Legal Zoom Gets Served


Those of you who have been following this blog, know of my weariness against “DIY” estate planning services.   I believe using these services, such as Legal Zoom, for one’s own estate planning services – wills, trusts, power of attorneys, etc. – is just a recipe for disaster.  While I can understand why people who do not think they have complicated lives/estates might be drawn to purchasing “simple” documents at Wal-Mart prices, making one wrong choice could prove disastrous.  Even if the basic form is good (which I do not believe they are), it is highly unlikely a consumer would  complete them correctly.

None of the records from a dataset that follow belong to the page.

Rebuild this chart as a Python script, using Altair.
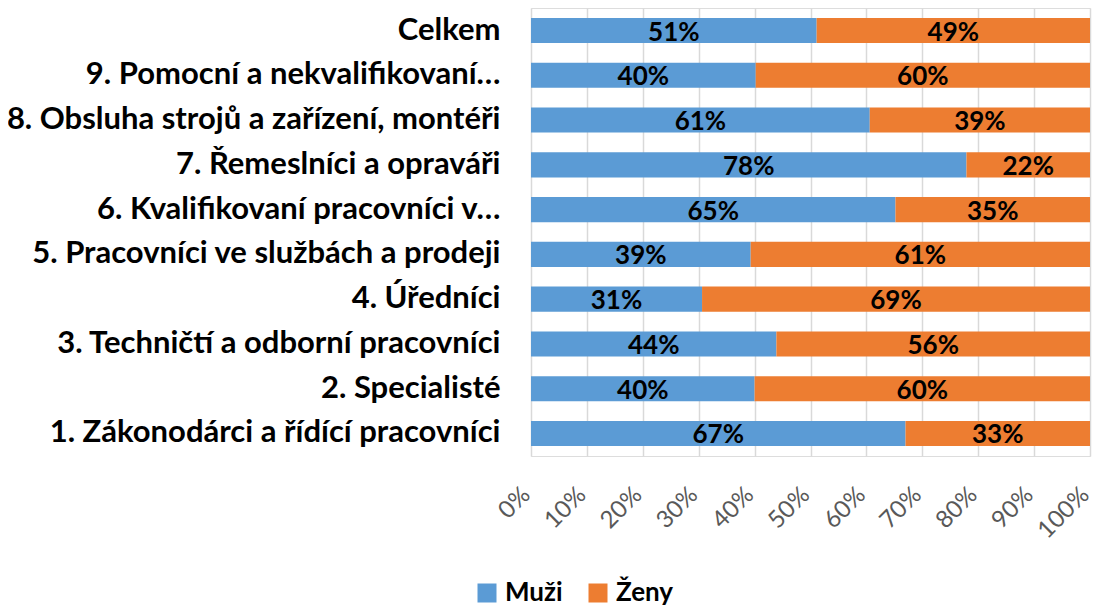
import altair as alt
import pandas as pd

categories = [
    "Celkem",
    "9. Pomocní a nekvalifikovaní…",
    "8. Obsluha strojů a zařízení, montéři",
    "7. Řemeslníci a opraváři",
    "6. Kvalifikovaní pracovníci v…",
    "5. Pracovníci ve službách a prodeji",
    "4. Úředníci",
    "3. Techničtí a odborní pracovníci",
    "2. Specialisté",
    "1. Zákonodárci a řídící pracovníci",
]
muzi = [51.1, 40.2, 60.6, 77.9, 65.2, 39.3, 30.6, 43.9, 40.0, 67.0]
zeny = [48.9, 59.8, 39.4, 22.1, 34.8, 60.7, 69.4, 56.1, 60.0, 33.0]
series = ["Muži", "Ženy"]
colors = ["#5B9BD5", "#ED7D31"]
x_ticks = [0, 10, 20, 30, 40, 50, 60, 70, 80, 90, 100]

rows = []
for c, m, z in zip(categories, muzi, zeny):
    rows.append({"cat": c, "series": series[0], "value": m, "ord": 0})
    rows.append({"cat": c, "series": series[1], "value": z, "ord": 1})
df = pd.DataFrame(rows)

FONT = "Lato"

base = alt.Chart(df).transform_stack(
    stack="value", as_=["x0", "x1"], groupby=["cat"],
    sort=[alt.SortField("ord", order="ascending")]
).transform_calculate(
    mid="(datum.x0 + datum.x1) / 2",
    lab="format(datum.value / 100, '.0%')"
)

yenc = alt.Y("cat:N", sort=categories,
             scale=alt.Scale(paddingInner=0.44, paddingOuter=0.223),
             axis=alt.Axis(title=None, labelFont=FONT, labelFontWeight="bold",
                           labelFontSize=31, labelColor="#000000", labelLimit=700,
                           labelPadding=31, ticks=False, domain=False, grid=False))

bars = base.mark_bar().encode(
    x=alt.X("x0:Q", scale=alt.Scale(domain=[0, 100]),
            axis=alt.Axis(title=None, values=x_ticks, labelExpr="datum.value + '%'",
                          labelAngle=-45, labelAlign="right", labelBaseline="alphabetic",
                          labelOverlap=False, labelBound=False,
                          labelFont=FONT, labelFontSize=24,
                          labelColor="#595959", labelPadding=40, ticks=False,
                          domain=False, grid=True, gridColor="#D9D9D9",
                          gridWidth=1.5)),
    x2="x1:Q",
    y=yenc,
    color=alt.Color("series:N", scale=alt.Scale(domain=series, range=colors),
                    legend=alt.Legend(title=None, orient="none", direction="horizontal",
                                      legendX=-57, legendY=572, symbolType="square",
                                      symbolSize=361, symbolStrokeWidth=0,
                                      labelFont=FONT, labelFontWeight="bold",
                                      labelFontSize=26, labelColor="#000000",
                                      columnPadding=22, symbolOffset=0, labelOffset=5)),
)

texts = base.mark_text(font=FONT, fontWeight="bold", fontSize=26, color="#000000",
                       baseline="middle", dy=2).encode(
    x=alt.X("mid:Q"),
    y=alt.Y("cat:N", sort=categories),
    text="lab:N",
)

chart = alt.layer(bars, texts).properties(
    width=559, height=448,
    autosize=alt.AutoSizeParams(type="none"),
    padding={"left": 523, "top": 0, "right": 3, "bottom": 150},
).configure_view(stroke=None).configure(background="white")

chart.save("out.html", embed_options={"renderer": "svg", "actions": False})
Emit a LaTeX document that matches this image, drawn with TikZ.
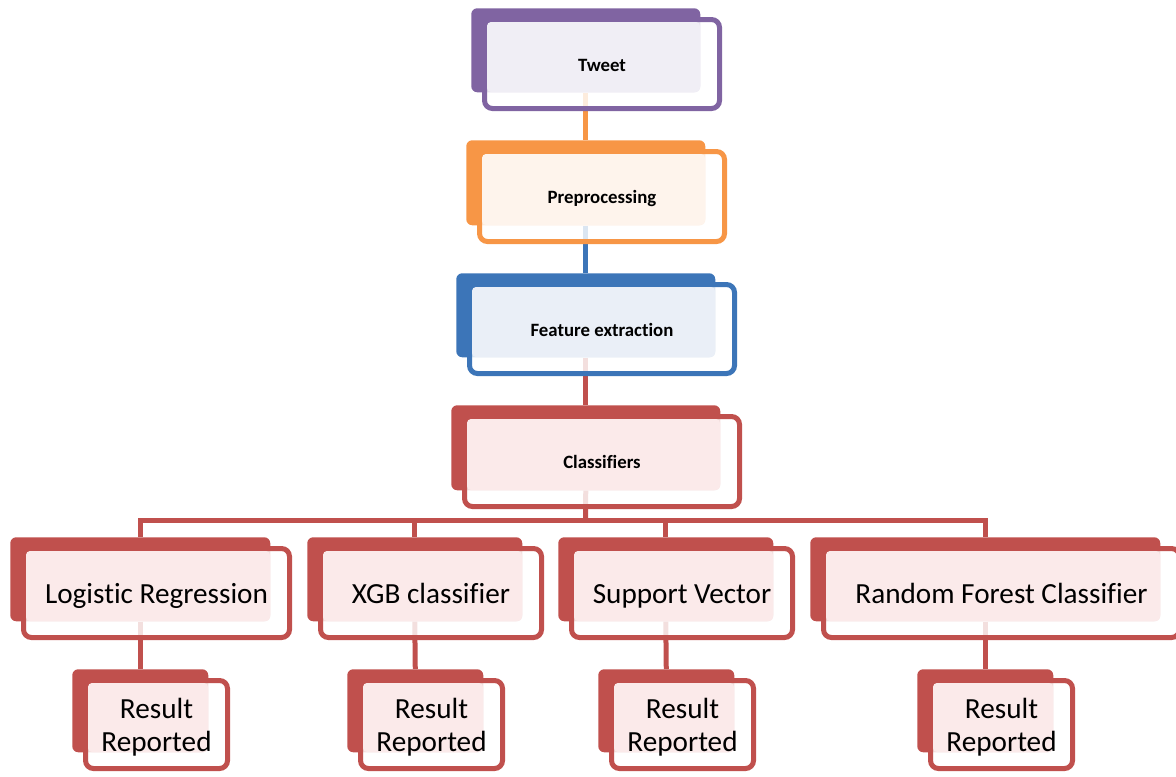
\documentclass[tikz,border=0pt]{standalone}
\usepackage{fontspec}
\setmainfont{Carlito}[Ligatures=NoCommon]
\usetikzlibrary{calc}
\pgfdeclarelayer{background}
\pgfsetlayers{background,main}
\definecolor{cpur}{HTML}{8064A2}\definecolor{tpur}{HTML}{F0EEF5}
\definecolor{cora}{HTML}{F79646}\definecolor{tora}{HTML}{FEF4EC}
\definecolor{cblu}{HTML}{3C75B8}\definecolor{tblu}{HTML}{EAEFF7}
\definecolor{cred}{HTML}{C0504D}\definecolor{tred}{HTML}{FBEAEA}
\tikzset{
  link/.style={line width=3.75pt},
  toplabel/.style={font=\fontsize{14.1}{17}\selectfont\bfseries, anchor=base, yshift=-5.25pt},
  botlabel/.style={font=\fontsize{21.9}{25}\selectfont, anchor=base, yshift=-7.5pt},
  reslabel/.style={font=\fontsize{21.9}{24.75}\selectfont, align=center, yshift=-2.25pt},
}
% name, colour, tint, bx1, by1, bx2, by2, label style, text
\newcommand\mybox[9]{%
  \node[fill=#2, rounded corners=4.5pt, inner sep=0pt, anchor=north west,
        minimum width={(#6-#4)*0.75pt}, minimum height={(#7-#5)*0.75pt}] (#1b) at (#4,#5) {};
  \draw[#2, line width=3.75pt, fill=white, fill opacity=0.82, rounded corners=6pt]
        ({#4+13.5},{#5+11.5}) rectangle ({#6+19.5},{#7+16.5});
  \fill[#3, rounded corners=3pt] ({#4+16},{#5+14}) rectangle (#6,#7);
  \node[#8] (#1) at ({(#4+#6+33)/2},{(#5+#7+28)/2}) {#9};
}
\begin{document}
\begin{tikzpicture}[x=0.75pt,y=-0.75pt]
\path[use as bounding box] (0,0) rectangle (1176,776);
\mybox{tweet}{cpur}{tpur}{471}{8}{700}{92}{toplabel}{Tweet}
\mybox{prep}{cora}{tora}{466}{140}{705}{225}{toplabel}{Preprocessing}
\mybox{feat}{cblu}{tblu}{456}{273}{715}{357}{toplabel}{Feature extraction}
\mybox{cls}{cred}{tred}{451}{405}{720}{490}{toplabel}{Classifiers}
\mybox{lr}{cred}{tred}{10}{537}{270}{621}{botlabel}{Logistic Regression}
\mybox{xgb}{cred}{tred}{307}{537}{522}{621}{botlabel}{XGB classifier}
\mybox{svm}{cred}{tred}{558}{537}{773}{621}{botlabel}{Support Vector}
\mybox{rf}{cred}{tred}{810}{537}{1160}{621}{botlabel}{Random Forest Classifier}
\mybox{r1}{cred}{tred}{72}{669}{208}{752}{reslabel}{Result\\Reported}
\mybox{r2}{cred}{tred}{347}{669}{483}{752}{reslabel}{Result\\Reported}
\mybox{r3}{cred}{tred}{598}{669}{734}{752}{reslabel}{Result\\Reported}
\mybox{r4}{cred}{tred}{917}{669}{1053}{752}{reslabel}{Result\\Reported}
\coordinate (bus) at (585.5,520);
\begin{pgfonlayer}{background}
\draw[link, cora] (tweetb.south) -- (prepb.north);
\draw[link, cblu] (prepb.south) -- (featb.north);
\draw[link, cred] (featb.south) -- (clsb.north);
\draw[link, cred] (clsb.south) -- (bus);
\draw[link, cred] (bus) -| (lrb.north);
\draw[link, cred] (bus) -| (xgbb.north);
\draw[link, cred] (bus) -| (svmb.north);
\draw[link, cred] (bus) -| (rfb.north);
\draw[link, cred] (lrb.south) -- (r1b.north);
\draw[link, cred] (xgbb.south) -- (r2b.north);
\draw[link, cred] (svmb.south) -- (r3b.north);
\draw[link, cred] (rfb.south) -- (r4b.north);
\end{pgfonlayer}
\end{tikzpicture}
\end{document}
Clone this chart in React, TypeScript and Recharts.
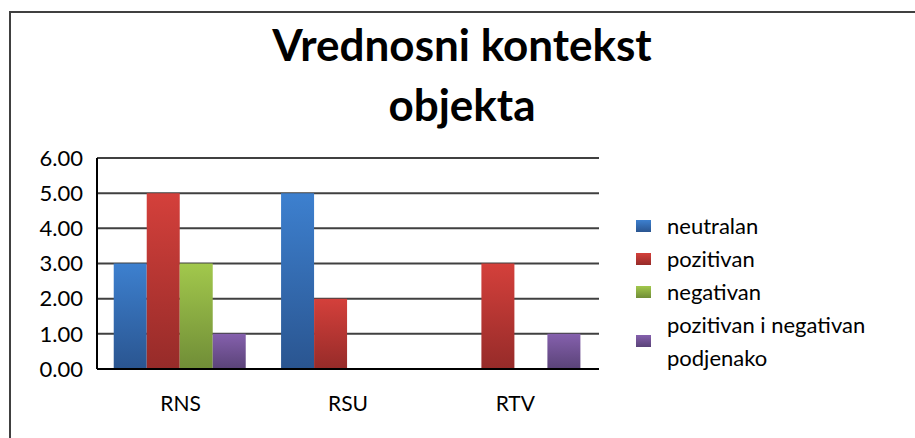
import { BarChart, Bar, XAxis, YAxis, CartesianGrid } from 'recharts';

const categories = ['RNS', 'RSU', 'RTV'];
const neutralan = [3, 5, 0];
const pozitivan = [5, 2, 3];
const negativan = [3, 0, 0];
const podjenako = [1, 0, 1];
const yTicks = [0, 1, 2, 3, 4, 5, 6];

const series = [
  { key: 'neutralan', name: 'neutralan', top: '#3d80cf', bottom: '#2a5590', values: neutralan },
  { key: 'pozitivan', name: 'pozitivan', top: '#d4403b', bottom: '#962b29', values: pozitivan },
  { key: 'negativan', name: 'negativan', top: '#a2c84c', bottom: '#708d37', values: negativan },
  { key: 'podjenako', name: 'pozitivan i negativan podjenako', top: '#8560ad', bottom: '#5a4378', values: podjenako },
];

const data = categories.map((c, i) => {
  const row: Record<string, string | number> = { name: c };
  series.forEach((s) => {
    row[s.key] = s.values[i];
  });
  return row;
});

const font = 'Lato, "Open Sans", sans-serif';

// legend drawn as plain html next to the plot
const LegendBox = () => (
  <div
    style={{
      position: 'absolute',
      left: 636,
      top: 209,
      width: 275,
      fontFamily: font,
      fontSize: 22,
      color: '#000',
      lineHeight: '33px',
    }}
  >
    {series.map((s) => (
      <div key={s.key} style={{ display: 'flex', alignItems: 'center' }}>
        <span
          style={{
            display: 'inline-block',
            width: 15,
            height: 12,
            marginRight: 16,
            background: `linear-gradient(${s.top}, ${s.bottom})`,
          }}
        />
        {s.key === 'podjenako' ? (
          <span style={{ lineHeight: '33px' }}>
            pozitivan i negativan
            <br />
            podjenako
          </span>
        ) : (
          <span>{s.name}</span>
        )}
      </div>
    ))}
  </div>
);

export default function App() {
  return (
    <div style={{ position: 'absolute', left: 0, top: 0, width: 915, height: 438, background: '#fff' }}>
      <div
        style={{
          position: 'absolute',
          left: 9,
          top: 11,
          width: 906,
          height: 427,
          borderTop: '2px solid #404040',
          borderLeft: '2px solid #404040',
        }}
      />
      <div
        style={{
          position: 'absolute',
          left: 212,
          width: 500,
          top: 14,
          textAlign: 'center',
          fontFamily: font,
          fontWeight: 700,
          fontSize: 44,
          lineHeight: '60px',
          color: '#000',
        }}
      >
        Vrednosni kontekst
        <br />
        objekta
      </div>
      <BarChart
        width={915}
        height={438}
        data={data}
        margin={{ top: 158, right: 316, bottom: 39, left: 0 }}
        barCategoryGap="10%"
        barGap={0}
        style={{ position: 'absolute', left: 0, top: 0 }}
      >
        <defs>
          {series.map((s) => (
            <linearGradient key={s.key} id={`grad-${s.key}`} x1="0" y1="0" x2="0" y2="1">
              <stop offset="0%" stopColor={s.top} />
              <stop offset="100%" stopColor={s.bottom} />
            </linearGradient>
          ))}
        </defs>
        <CartesianGrid horizontal vertical={false} stroke="#404040" strokeWidth={2} />
        <XAxis
          dataKey="name"
          height={30}
          axisLine={{ stroke: '#000', strokeWidth: 2 }}
          tickLine={false}
          tickMargin={21}
          tick={{ fill: '#000', fontSize: 21, fontFamily: font }}
        />
        <YAxis
          width={97}
          domain={[0, 6]}
          ticks={yTicks}
          interval={0}
          tickFormatter={(v: number) => v.toFixed(2)}
          axisLine={{ stroke: '#000', strokeWidth: 2 }}
          tickLine={false}
          tickMargin={8}
          tick={{ fill: '#000', fontSize: 22, fontFamily: font }}
        />
        {series.map((s) => (
          <Bar
            key={s.key}
            dataKey={s.key}
            name={s.name}
            fill={`url(#grad-${s.key})`}
            isAnimationActive={false}
          />
        ))}
      </BarChart>
      <LegendBox />
    </div>
  );
}
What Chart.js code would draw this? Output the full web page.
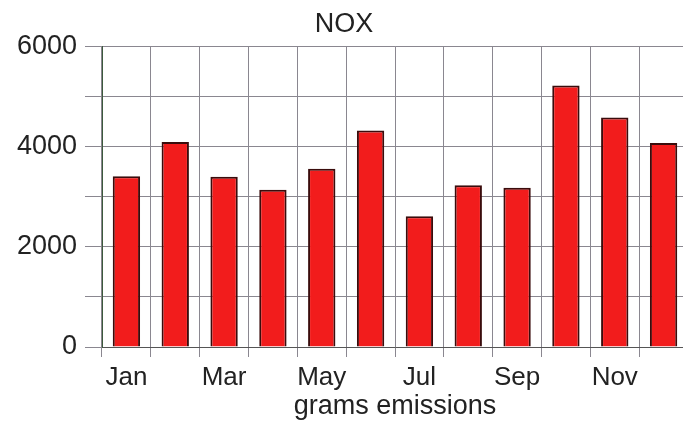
<!DOCTYPE html>
<html>
<head>
<meta charset="utf-8">
<script src="https://cdn.jsdelivr.net/npm/chart.js@4"></script>
<style>
  html, body { margin: 0; padding: 0; background: #fff; overflow: hidden; }
  #wrap { width: 700px; height: 423px; }
</style>
</head>
<body>
<div id="wrap"><canvas id="noxChart" width="700" height="423"></canvas></div>
<script>
// chart data
const months = ["Jan", "Feb", "Mar", "Apr", "May", "Jun", "Jul", "Aug", "Sep", "Oct", "Nov", "Dec"];
const noxValues = [3410, 4090, 3400, 3140, 3560, 4320, 2610, 3230, 3180, 5220, 4580, 4070];
const labelledMonths = ["Jan", "Mar", "May", "Jul", "Sep", "Nov"];
const yLabelValues = [0, 2000, 4000, 6000];

const FONT = "'Liberation Sans', Arial, Helvetica, sans-serif";

document.addEventListener("DOMContentLoaded", () => {
  const ctx = document.getElementById("noxChart").getContext("2d");

  new Chart(ctx, {
    type: "bar",
    data: {
      labels: months,
      datasets: [
        {
          label: "NOX",
          data: noxValues,
          backgroundColor: "#f21c1c",
          borderColor: "#3a0c0c",
          borderWidth: 2,
          borderSkipped: "bottom",
          barPercentage: 0.56,
          categoryPercentage: 1,
        },
      ],
    },
    options: {
      responsive: false,
      animation: false,
      layout: { padding: { left: 0, right: 12, top: 0, bottom: 0 } },
      plugins: {
        legend: { display: false },
        tooltip: { enabled: false },
        title: {
          display: true,
          text: "NOX",
          color: "#222",
          font: { family: FONT, size: 27, weight: "normal" },
          padding: { top: 8, bottom: 6 },
        },
      },
      scales: {
        x: {
          afterFit: function (scale) {
            scale.height = 76;
          },
          grid: {
            offset: true,
            color: "#8a8790",
            lineWidth: 1,
            tickLength: 10,
          },
          border: { color: "#555", width: 1 },
          ticks: {
            autoSkip: false,
            maxRotation: 0,
            padding: 5,
            color: "#222",
            font: { family: FONT, size: 26 },
            callback: function (value, index) {
              const name = months[index];
              return labelledMonths.includes(name) ? name : "";
            },
          },
          title: {
            display: true,
            text: "grams emissions",
            color: "#222",
            font: { family: FONT, size: 27 },
            padding: { top: 0, bottom: 0 },
          },
        },
        y: {
          min: 0,
          max: 6000,
          afterFit: function (scale) {
            scale.width = 102;
          },
          grid: {
            color: "#8a8790",
            lineWidth: 1,
            tickLength: 17,
          },
          border: { color: "#3d5a3d", width: 1 },
          ticks: {
            stepSize: 1000,
            padding: 8,
            color: "#222",
            font: { family: FONT, size: 27 },
            callback: function (value) {
              return yLabelValues.includes(value) ? String(value) : "";
            },
          },
        },
      },
    },
  });
});
</script>
</body>
</html>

It appears that the State Bar of North Carolina (Unauthorized Practice) and a few Missouri law firms agree!  Legal Zoom has been slapped with an amended class action petition on behalf of plaintiffs in Missouri  seeking refunds of all fees paid to Legal Zoom by Missouri consumers.  In addition, a suit has been filed by the North Carolina unlawful practice of law committee for the State Bar of North Carolina with a cease and desist letter.    Legal Zoom is aware of the suits and will apparently vigorously defend the claims. 
 
Just remember that fixing your plumbing or electricity may cause a problem that you can have fixed by a professional (provided you do not burn your house down), but most estate planning documents are not actually used until some dies or becomes incapacitated, when it is too late to make changes, and then if they are wrong or not coordinated properly with assets and beneficiary designations, the wrong person may make decisions or receive assets or the right person may receive assets at the wrong time.   I encourage everyone to go to an experienced estate planning lawyer, who is well versed in tax law, who drafts documents customized to each person’s situation, to make sure that your wishes and objectives will be translated into your estate planning documents.